Следует подчеркнуть, что до звонка Сталина Булгаков неоднократно был жертвой розыгрышей, в которых так или иначе фигурировал генсек. Иной раз он очень удачно превращал эти розыгрыши в веселые устные рассказы с теми же действующими лицами. Журналист «Гудка» Иван Семенович Овчинников вспоминал: «Михаил Афанасьевич рассказывает:
– А на днях какие-то лоботрясы разыграли меня по телефону. Беру трубку – слышу мужской голос: «Товарищ Булгаков?» – «Булгаков, – говорю, – что угодно?» – «Спешим вас обрадовать и поздравить. На вашей улице начинается большой праздник. Знаем из самых надежных источников. Товарищ Сталин пишет большую статью о советском либерализме. Статья директивная. Ею открывается полоса советского либерализма!» – «Как это, – говорю, – понимать, и как это все может коснуться моей-то персоны?» – «Ну, как понимать? Издадут полное собрание ваших сочинений! Разрешат вам выпускать большую либеральную газету! Нравится?» Я было уже и уши развесил. «Конечно, – отвечаю, – нравится. А кто, – спрашиваю, – со мной разговаривает?» И тут из трубки как грохнет вдруг хохот – сразу в четыре глотки: «Михаил Афанасьевич, сегодня же первое апреля! Забыли?» И опять хохот: «Го-го-го! Ха-ха-ха!» Бросил я трубку, обозвал хулиганов негодяями, а сам и до сих пор все не могу никак успокоиться. Так все и стучит в ушах: «Советский либерализм… Советский либерализм». А перед глазами большая беспартийная газета вроде «Русских ведомостей». В уме уже и штаты начал подбирать… Вам, конечно, церковный отдел. Вон вы какие статьи закатываете!..
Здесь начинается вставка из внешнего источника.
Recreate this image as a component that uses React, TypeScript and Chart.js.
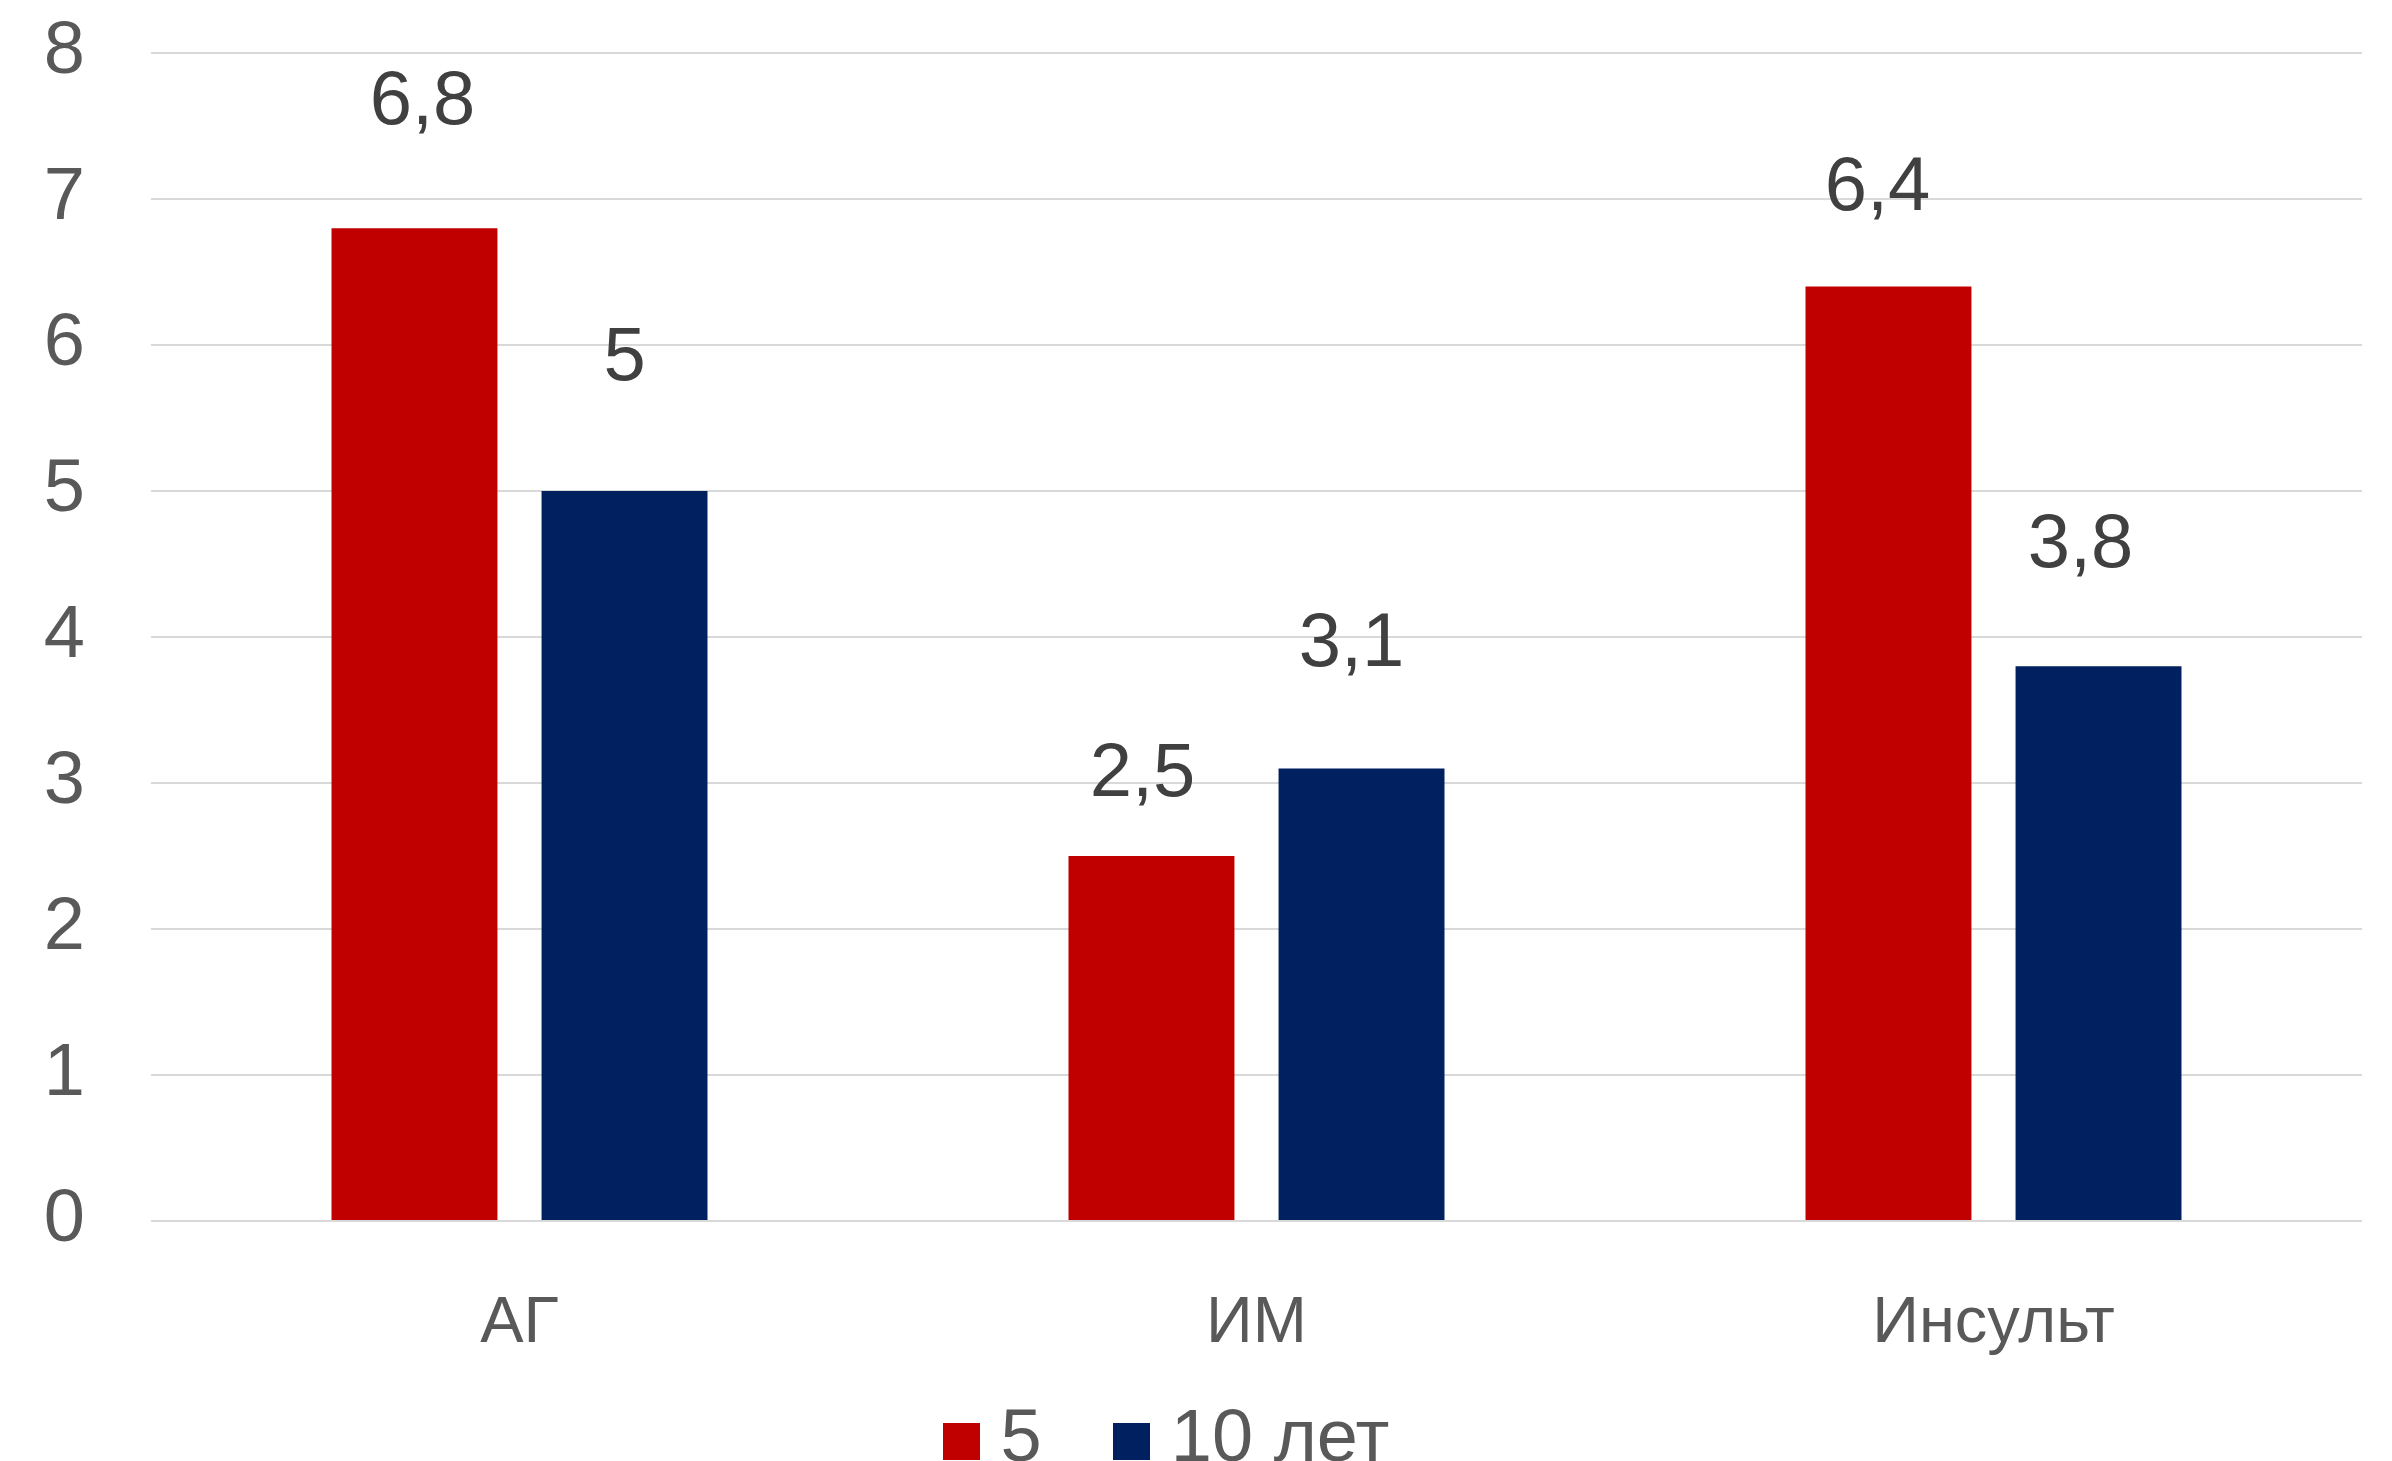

В связи с православной Пасхой «Гудок» как раз только что напечатал несколько моих антирелигиозных опусов: «Христос и колядка», «Кулич и пасха», «Религия против женщины» и другие…»
Однако некоторое время спустя на прямо поставленный вопрос, правду ли он говорил, Булгаков признался: «То, что меня с первым апреля разыграли по телефону, это верно. А вот тема разговора была совсем, совсем другая».
Для того чтобы так шутить, надо было обладать большой смелостью. За публичное объявление себя либералом и критику антирелигиозных статей можно было попасть в концлагерь.
Стоит отметить, что американский журналист Юджин Лайонс, в 1928–1934 годах находившийся в Москве в качестве корреспондента агентства «Юнайтед Пресс», зафиксировал любопытный случай полемики с булгаковским письмом Сталину от 28 марта 1930 года. В мемуарной книге «Наши секретные союзники. Народы России» (1953) Лайонс писал: «Весной 1931 года Борис Пильняк, над которым всего несколько лет назад сгущались грозные политические тучи, получил визу для заграничного путешествия. Это стало литературной сенсацией сезона. Вставал молчаливый вопрос, готов ли писатель вернуться в Советский Союз. Однажды вечером в Нью-Йорке я задал ему этот вопрос. «Нет, – ответил Пильняк задумчиво. – Я должен ехать домой. Вне России я чувствую себя, словно рыба, вынутая из воды. Я просто не могу писать и даже ясно думать нигде, кроме как на русской почве». Пильняк, как кажется, полемизировал с булгаковским тезисом о свободе печати, необходимой писателю так же, как рыбе необходима вода, о свободе слова как естественной среде обитания для литературы. Булгаков в определенный момент готов был предпочесть тяготы эмиграции молчанию и нищете на родине. Пильняк же пошел на компромисс с властью, чтобы иметь возможность печататься в СССР, но это не спасло его от гибели в эпоху «большого террора».